**Written problem:**
Retype, exactly as they stand, the lines from the start of the data to the line that contains "import plotly.graph_objects as go", both ends included. Leave the pictures out.

**Data provided:**
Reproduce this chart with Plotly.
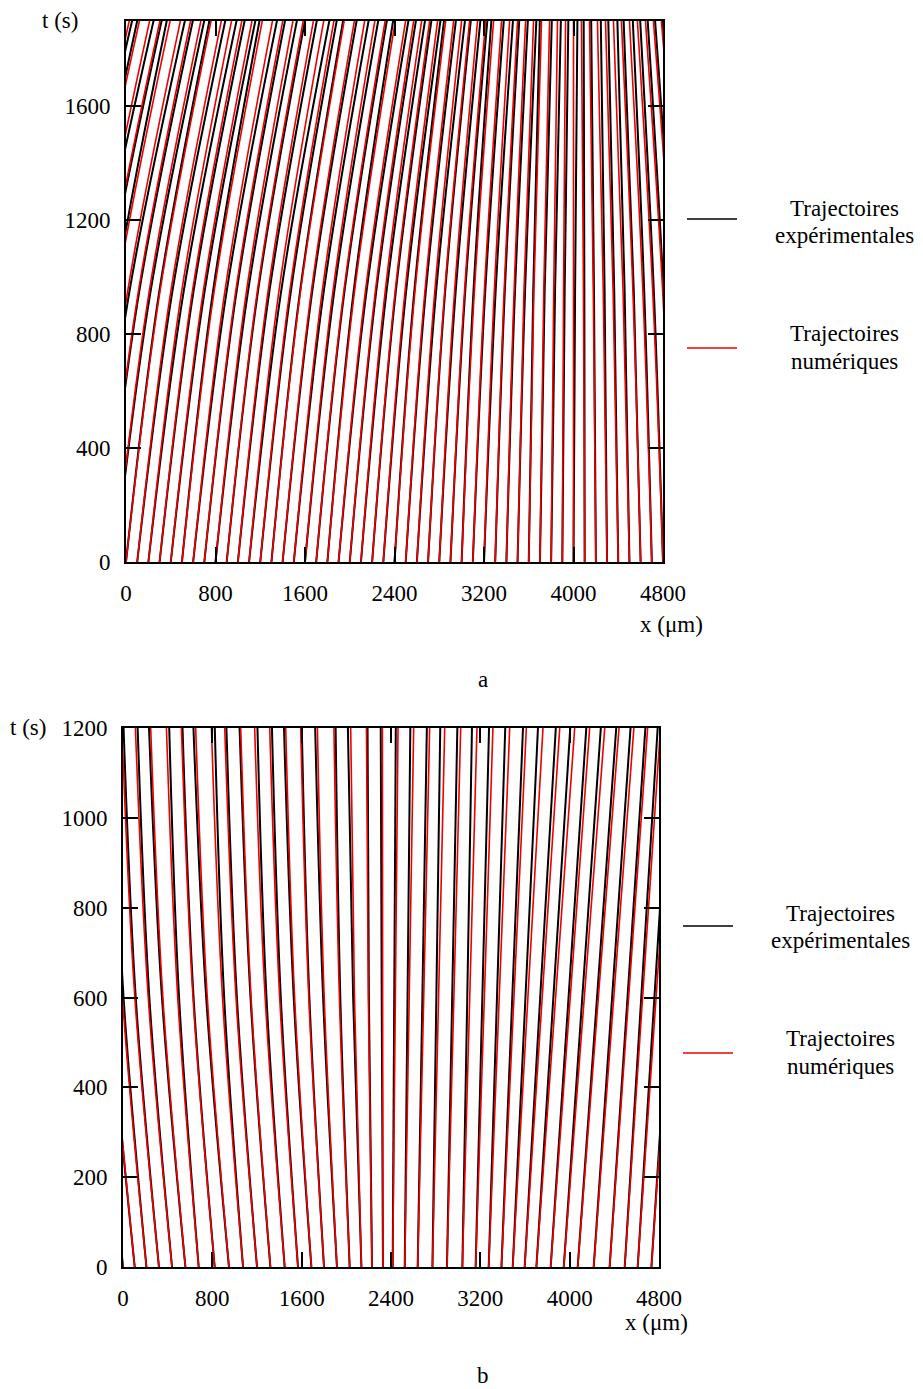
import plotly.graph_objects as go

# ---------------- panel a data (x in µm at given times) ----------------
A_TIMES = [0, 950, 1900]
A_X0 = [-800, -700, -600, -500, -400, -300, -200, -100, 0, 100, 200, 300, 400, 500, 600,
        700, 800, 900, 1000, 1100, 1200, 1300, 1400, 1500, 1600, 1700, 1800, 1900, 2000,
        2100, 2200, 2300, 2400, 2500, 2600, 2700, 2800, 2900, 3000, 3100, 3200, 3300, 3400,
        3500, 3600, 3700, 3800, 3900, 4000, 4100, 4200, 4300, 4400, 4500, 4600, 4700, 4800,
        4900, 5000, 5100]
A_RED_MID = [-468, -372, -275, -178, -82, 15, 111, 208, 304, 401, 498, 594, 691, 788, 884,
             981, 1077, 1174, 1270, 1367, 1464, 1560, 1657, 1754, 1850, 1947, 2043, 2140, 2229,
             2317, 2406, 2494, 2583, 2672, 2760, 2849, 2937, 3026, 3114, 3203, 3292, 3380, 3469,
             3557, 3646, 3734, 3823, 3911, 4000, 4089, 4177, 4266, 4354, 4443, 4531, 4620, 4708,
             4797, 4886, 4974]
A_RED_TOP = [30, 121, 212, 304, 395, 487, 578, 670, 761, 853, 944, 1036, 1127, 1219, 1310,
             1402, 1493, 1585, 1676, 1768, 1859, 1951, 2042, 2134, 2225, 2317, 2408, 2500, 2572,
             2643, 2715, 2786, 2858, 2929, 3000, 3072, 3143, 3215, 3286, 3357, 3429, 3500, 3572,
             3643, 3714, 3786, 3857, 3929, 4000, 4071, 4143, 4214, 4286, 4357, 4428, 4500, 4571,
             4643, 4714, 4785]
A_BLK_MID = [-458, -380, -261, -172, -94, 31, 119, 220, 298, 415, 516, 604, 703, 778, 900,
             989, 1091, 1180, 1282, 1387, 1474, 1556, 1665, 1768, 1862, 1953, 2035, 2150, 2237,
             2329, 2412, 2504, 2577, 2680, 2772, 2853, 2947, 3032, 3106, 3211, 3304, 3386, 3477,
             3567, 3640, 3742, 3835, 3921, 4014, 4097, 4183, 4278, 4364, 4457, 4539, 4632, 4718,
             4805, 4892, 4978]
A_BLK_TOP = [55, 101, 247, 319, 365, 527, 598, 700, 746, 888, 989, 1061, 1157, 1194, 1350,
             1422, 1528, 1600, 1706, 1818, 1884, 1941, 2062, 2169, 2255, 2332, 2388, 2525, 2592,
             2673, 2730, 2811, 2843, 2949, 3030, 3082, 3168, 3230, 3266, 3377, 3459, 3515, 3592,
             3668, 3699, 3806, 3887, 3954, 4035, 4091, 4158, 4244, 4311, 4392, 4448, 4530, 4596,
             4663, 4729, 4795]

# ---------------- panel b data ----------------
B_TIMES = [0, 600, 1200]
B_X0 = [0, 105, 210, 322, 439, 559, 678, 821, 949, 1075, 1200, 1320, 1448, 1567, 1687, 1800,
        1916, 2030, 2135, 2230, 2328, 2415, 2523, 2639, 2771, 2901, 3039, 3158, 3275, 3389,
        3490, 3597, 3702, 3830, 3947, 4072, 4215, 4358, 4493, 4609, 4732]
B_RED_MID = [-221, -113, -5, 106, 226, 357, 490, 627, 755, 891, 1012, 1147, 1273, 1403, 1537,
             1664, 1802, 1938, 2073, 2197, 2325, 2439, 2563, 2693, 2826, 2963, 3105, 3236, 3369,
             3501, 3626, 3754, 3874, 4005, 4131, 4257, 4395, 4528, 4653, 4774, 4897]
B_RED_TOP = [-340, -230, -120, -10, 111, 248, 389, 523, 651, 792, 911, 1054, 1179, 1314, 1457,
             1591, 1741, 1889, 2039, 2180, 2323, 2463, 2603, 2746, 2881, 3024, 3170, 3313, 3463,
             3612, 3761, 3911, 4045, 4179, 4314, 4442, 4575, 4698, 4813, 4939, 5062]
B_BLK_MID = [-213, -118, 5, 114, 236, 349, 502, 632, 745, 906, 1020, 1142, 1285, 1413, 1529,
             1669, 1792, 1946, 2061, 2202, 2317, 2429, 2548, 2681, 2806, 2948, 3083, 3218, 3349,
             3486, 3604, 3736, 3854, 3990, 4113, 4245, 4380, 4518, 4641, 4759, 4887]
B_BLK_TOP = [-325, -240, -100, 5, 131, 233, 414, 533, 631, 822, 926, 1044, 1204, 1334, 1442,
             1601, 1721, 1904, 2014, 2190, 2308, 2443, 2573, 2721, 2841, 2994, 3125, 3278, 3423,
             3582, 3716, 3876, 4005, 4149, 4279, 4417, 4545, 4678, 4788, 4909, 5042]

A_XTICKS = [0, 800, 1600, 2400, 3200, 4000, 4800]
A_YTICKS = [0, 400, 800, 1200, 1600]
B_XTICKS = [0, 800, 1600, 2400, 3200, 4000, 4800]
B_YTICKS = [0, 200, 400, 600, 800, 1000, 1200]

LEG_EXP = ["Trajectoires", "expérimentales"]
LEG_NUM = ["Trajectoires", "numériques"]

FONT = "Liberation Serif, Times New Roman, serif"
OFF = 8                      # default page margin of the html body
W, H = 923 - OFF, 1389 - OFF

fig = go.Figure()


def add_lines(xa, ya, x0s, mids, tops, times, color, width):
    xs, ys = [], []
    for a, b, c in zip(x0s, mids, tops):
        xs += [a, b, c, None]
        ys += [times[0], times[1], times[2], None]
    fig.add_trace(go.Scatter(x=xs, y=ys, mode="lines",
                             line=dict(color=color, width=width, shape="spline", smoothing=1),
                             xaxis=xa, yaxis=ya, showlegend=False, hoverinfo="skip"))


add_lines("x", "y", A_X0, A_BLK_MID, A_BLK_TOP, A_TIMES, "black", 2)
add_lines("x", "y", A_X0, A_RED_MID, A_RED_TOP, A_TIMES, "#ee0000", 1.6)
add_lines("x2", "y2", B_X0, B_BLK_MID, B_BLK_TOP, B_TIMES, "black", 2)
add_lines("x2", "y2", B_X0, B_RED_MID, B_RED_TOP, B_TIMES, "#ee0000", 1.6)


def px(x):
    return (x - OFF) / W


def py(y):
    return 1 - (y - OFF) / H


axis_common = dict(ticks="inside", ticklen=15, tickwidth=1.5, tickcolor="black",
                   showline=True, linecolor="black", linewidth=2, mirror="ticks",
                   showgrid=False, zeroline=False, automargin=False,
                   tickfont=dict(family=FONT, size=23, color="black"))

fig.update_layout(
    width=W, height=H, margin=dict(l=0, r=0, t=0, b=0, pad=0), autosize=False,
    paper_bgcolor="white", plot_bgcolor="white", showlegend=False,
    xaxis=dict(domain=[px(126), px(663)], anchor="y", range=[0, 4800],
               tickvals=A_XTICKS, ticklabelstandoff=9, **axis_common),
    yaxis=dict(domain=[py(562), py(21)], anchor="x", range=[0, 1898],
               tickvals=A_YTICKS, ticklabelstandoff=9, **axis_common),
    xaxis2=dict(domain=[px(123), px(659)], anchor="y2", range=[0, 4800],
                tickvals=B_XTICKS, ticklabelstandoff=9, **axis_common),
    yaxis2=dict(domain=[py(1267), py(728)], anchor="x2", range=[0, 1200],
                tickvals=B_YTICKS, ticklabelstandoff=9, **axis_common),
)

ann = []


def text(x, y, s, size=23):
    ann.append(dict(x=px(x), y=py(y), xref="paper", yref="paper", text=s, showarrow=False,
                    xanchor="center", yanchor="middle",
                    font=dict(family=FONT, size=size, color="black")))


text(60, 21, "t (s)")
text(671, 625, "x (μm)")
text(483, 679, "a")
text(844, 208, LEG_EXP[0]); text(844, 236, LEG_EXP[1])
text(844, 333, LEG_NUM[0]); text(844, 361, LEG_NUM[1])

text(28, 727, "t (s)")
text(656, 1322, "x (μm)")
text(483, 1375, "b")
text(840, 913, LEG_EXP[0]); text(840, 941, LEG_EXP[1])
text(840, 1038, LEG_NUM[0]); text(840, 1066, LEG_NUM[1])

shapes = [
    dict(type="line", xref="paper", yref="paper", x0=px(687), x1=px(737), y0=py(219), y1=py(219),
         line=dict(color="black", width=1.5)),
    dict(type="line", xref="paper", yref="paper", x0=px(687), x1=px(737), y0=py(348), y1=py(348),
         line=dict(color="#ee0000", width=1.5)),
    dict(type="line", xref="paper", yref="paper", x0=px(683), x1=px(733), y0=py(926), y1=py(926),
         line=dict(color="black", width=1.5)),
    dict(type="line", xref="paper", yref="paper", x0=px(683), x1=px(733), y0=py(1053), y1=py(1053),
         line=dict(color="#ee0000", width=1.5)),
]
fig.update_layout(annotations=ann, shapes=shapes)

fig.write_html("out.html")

**Answer to this exercise:**
Reproduce this chart with Plotly.
import plotly.graph_objects as go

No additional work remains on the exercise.